I mean stealing from your friend’s liver transplant fund – you couldn’t write it. But in Ireland you could do it.

6

mor 03.10.11 at 12:00 am

Niamh a stor,
With the misery that is surely coming Irish writers will begin to bestir themselves like the blessed fall of night causes the vampire to fidget. The great themes of exile, silence and remittances will churn in the dark vaults of bars beyond. I still have a pair of cycle clips, rusty but serviceable, I will travel the land of Erin. I will call on Luke ‘Ming’ Flanagan, newly elected T.D., on a turf platform, and if I talk to him nicely he might bring out the toy Irish Cottage into which a fragment of lighted peat can be placed, or whatever you’re having yourself, to watch the scented blue smoke issue from the chimney. Wahad shachta as the Arab said. Turn the little handle to play ‘Mother Machree’ if you dare.

I often went out on excursions with Joe the jobbing gardener around Galway in his white Hiace. We’re up to our tails in retail outlets and hotels already I’d say to him. ‘Hot money said Joe and worse than that they won’t pay me.’ ……..

7

Niamh 03.10.11 at 8:40 am

Mor, maybe it’s already being done, but in theatre rather than the novel. Your surreal urban-inflected remake of stock themes reminds me of nothing so much as Martin MacDonagh’s mash-up imagination. I saw Druid Theatre’s excellent production of ‘The Cripple of Inishmaan’ in Dublin recently (it’s on an extensive US tour too). In your case the images are perhaps coloured more by Bing than Synge.

8

Maria 03.10.11 at 1:00 pm

Picking up on Ray’s comment about the small pool of Irish writers, I wonder also if the relatively small pool of Irish readers has an impact on writers’ themes & choices. Unless you’re the rare Jonathan Frantzen, most writers aren’t going to come straight out with a Big First Novel full of sociological and political themes. It’s probably something you ramp up to on, maybe, a third or fourth outing, having spent the first couple figuring out plot, structure, character, mining personal or smaller scale material, spinning out the occasional set piece, but sticking to pretty straightforward Bildungsroman stuff before attempting anything very ambitious.

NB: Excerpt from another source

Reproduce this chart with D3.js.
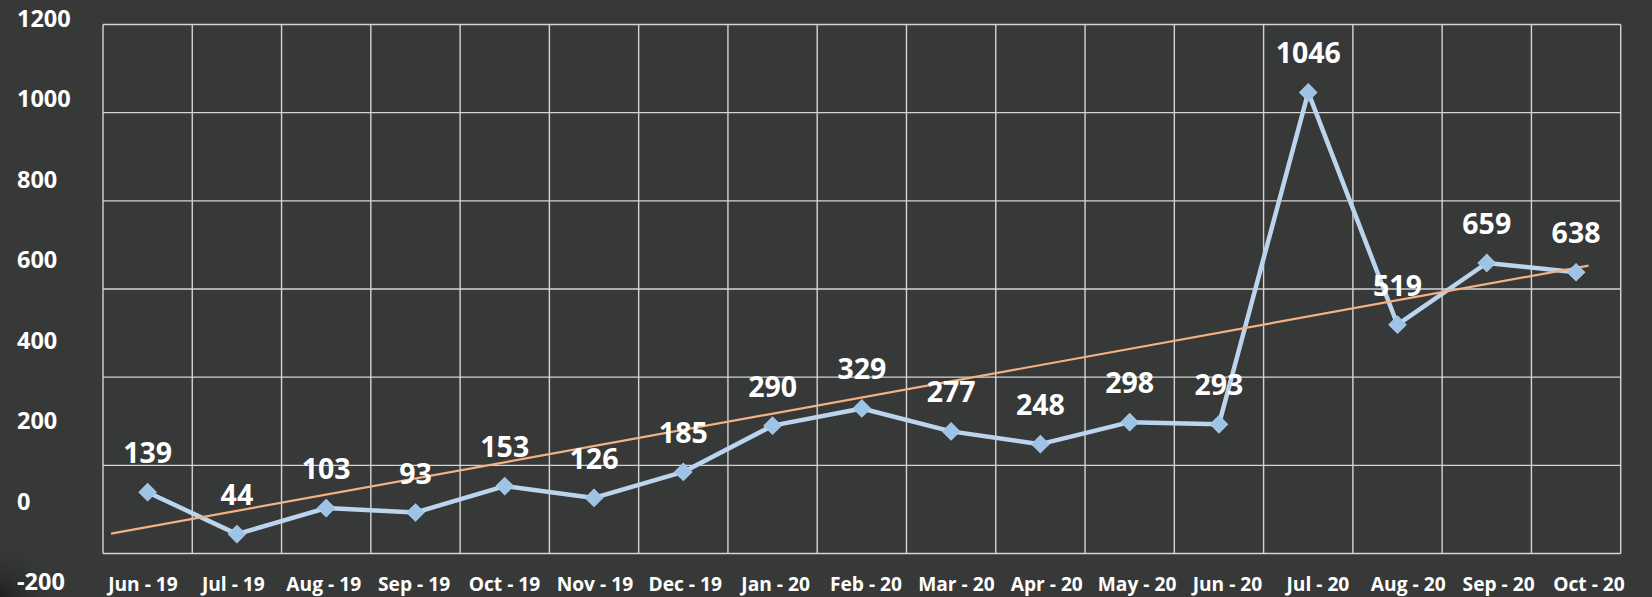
<!DOCTYPE html>
<html>
<head>
<meta charset="utf-8">
<script src="https://cdn.jsdelivr.net/npm/d3@7"></script>
<style>
  html, body { margin: 0; padding: 0; background: #373838; }
  svg { display: block; }
</style>
</head>
<body>
<div id="chart"></div>
<script>
// data
var months = ["Jun - 19", "Jul - 19", "Aug - 19", "Sep - 19", "Oct - 19", "Nov - 19", "Dec - 19",
    "Jan - 20", "Feb - 20", "Mar - 20", "Apr - 20", "May - 20", "Jun - 20", "Jul - 20",
    "Aug - 20", "Sep - 20", "Oct - 20"];
var values = [139, 44, 103, 93, 153, 126, 185, 290, 329, 277, 248, 298, 293, 1046, 519, 659, 638];
var yTicks = [-200, 0, 200, 400, 600, 800, 1000, 1200];
var gridTicks = [0, 200, 400, 600, 800, 1000, 1200];
// trend line ends, as [month index, value]
var trendEnds = [[-0.41, 45], [16.14, 653]];

var width = 1652,
    height = 597,
    plot = { left: 103, right: 1620.7, top: 24.5, bottom: 553.5 };

var svg = d3.select("#chart").append("svg")
    .attr("width", width)
    .attr("height", height)
    .style("font-family", "'Open Sans', sans-serif")
    .style("font-weight", "bold");

svg.append("rect")
    .attr("width", width)
    .attr("height", height)
    .attr("fill", "#373838");

// soft dark corner bottom-left
var defs = svg.append("defs");
var rg = defs.append("radialGradient").attr("id", "corner")
    .attr("cx", 0).attr("cy", 1).attr("r", 1);
rg.append("stop").attr("offset", "0%").attr("stop-color", "#1c1c1c").attr("stop-opacity", 0.9);
rg.append("stop").attr("offset", "100%").attr("stop-color", "#373838").attr("stop-opacity", 0);
svg.append("rect")
    .attr("x", 0).attr("y", 537)
    .attr("width", 60).attr("height", 60)
    .attr("fill", "url(#corner)");

var x = d3.scaleBand()
    .domain(months)
    .range([plot.left, plot.right])
    .padding(0);

// the category labels sit on a slightly wider spacing than the columns
var xLabel = d3.scaleBand()
    .domain(months)
    .range([97.8, 1634.2])
    .padding(0);

var y = d3.scaleLinear()
    .domain([0, 1200])
    .range([plot.bottom, plot.top]);

// value-axis labels are spread a bit tighter than the gridlines
var yLabel = d3.scaleLinear()
    .domain([-200, 1200])
    .range([590, 26.7]);

var xi = d3.scaleLinear()
    .domain([0, months.length - 1])
    .range([x(months[0]) + x.bandwidth() / 2, x(months[months.length - 1]) + x.bandwidth() / 2]);

// grid
var grid = svg.append("g")
    .attr("stroke", "#d4d4d4")
    .attr("stroke-width", 1.4)
    .attr("fill", "none");

grid.selectAll("line.h")
    .data(gridTicks)
    .enter().append("line")
    .attr("class", "h")
    .attr("x1", plot.left)
    .attr("x2", plot.right)
    .attr("y1", function (d) { return y(d); })
    .attr("y2", function (d) { return y(d); });

grid.selectAll("line.v")
    .data(months.concat(["end"]))
    .enter().append("line")
    .attr("class", "v")
    .attr("x1", function (d, i) { return i < months.length ? x(d) : plot.right; })
    .attr("x2", function (d, i) { return i < months.length ? x(d) : plot.right; })
    .attr("y1", plot.top)
    .attr("y2", plot.bottom);

// y labels
svg.append("g")
    .attr("fill", "#ffffff")
    .attr("font-size", 23.5)
    .selectAll("text")
    .data(yTicks)
    .enter().append("text")
    .attr("x", 17)
    .attr("y", function (d) { return yLabel(d); })
    .text(function (d) { return d; });

// x labels
svg.append("g")
    .attr("fill", "#ffffff")
    .attr("font-size", 19.2)
    .attr("text-anchor", "middle")
    .selectAll("text")
    .data(months)
    .enter().append("text")
    .attr("x", function (d) { return xLabel(d) + xLabel.bandwidth() / 2; })
    .attr("y", 591)
    .text(function (d) { return d; });

// series line
var line = d3.line()
    .x(function (d, i) { return xi(i); })
    .y(function (d) { return y(d); });

svg.append("path")
    .datum(values)
    .attr("fill", "none")
    .attr("stroke", "#bcd5ee")
    .attr("stroke-width", 4.5)
    .attr("stroke-linejoin", "round")
    .attr("d", line);

// trend line
svg.append("path")
    .datum(trendEnds)
    .attr("fill", "none")
    .attr("stroke", "#f4b183")
    .attr("stroke-width", 2.2)
    .attr("d", d3.line()
        .x(function (d) { return xi(d[0]); })
        .y(function (d) { return y(d[1]); }));

// markers
svg.append("g")
    .selectAll("path")
    .data(values)
    .enter().append("path")
    .attr("d", d3.symbol().type(d3.symbolSquare).size(150))
    .attr("transform", function (d, i) {
        return "translate(" + xi(i) + "," + y(d) + ") rotate(45)";
    })
    .attr("fill", "#9dc3e6")
    .attr("stroke", "#a8c9e8")
    .attr("stroke-width", 1);

// value labels
svg.append("g")
    .attr("fill", "#ffffff")
    .attr("font-size", 28.5)
    .attr("text-anchor", "middle")
    .selectAll("text")
    .data(values)
    .enter().append("text")
    .attr("x", function (d, i) { return xi(i); })
    .attr("y", function (d) { return y(d) - 29; })
    .text(function (d) { return d; });
</script>
</body>
</html>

In a smaller market, there are probably fewer professional, i.e. full time, novelists who can devote about a decade to develop the chops for more complex themes and structures (the two often go together). I know in daydreams of my own potential novels, the first is basically adolescence & its long aftermath, the second historic, and the third will tackle social inequality… Even in fantasy life, I wouldn’t tackle the big themes without a bit of practice, and I wonder how many writers in a smaller market get that.

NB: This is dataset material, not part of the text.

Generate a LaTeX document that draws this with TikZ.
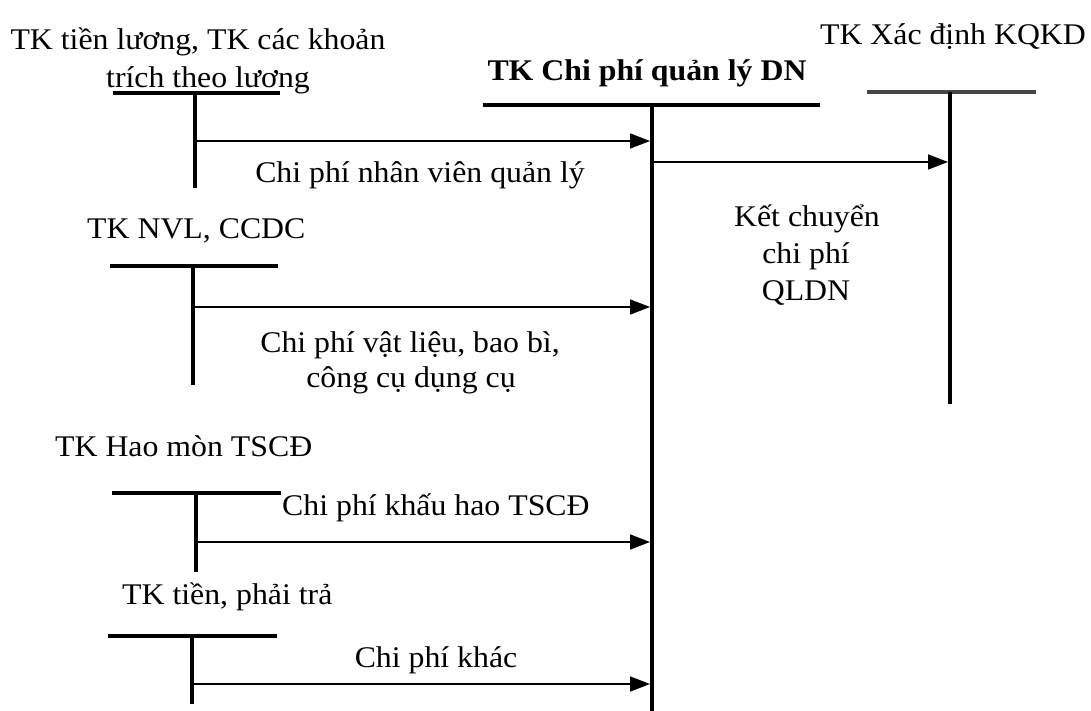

Of course writing can happen without publishing, and we can all probably think of exceptions. But I do think the practical and economic considerations of Irish literary life may have at least as much bearing as cultural ones.

Then there are the generational factors. I long for the day when damp, agricultural dystopias are no longer the norm but just some occasional local colour.

9

jms 03.10.11 at 7:20 pm

Tana French’s crime novels are very good, and they all at least hint at the contours of recent socio-economic events in Ireland. I just read her latest, Faithful Place, for which this is particularly true — it concerns a detective who grew up very poor in the Liberties in the 70s and 80s, when it was a slum, and returns in the mid 2000s when the area is rapidly gentrifying.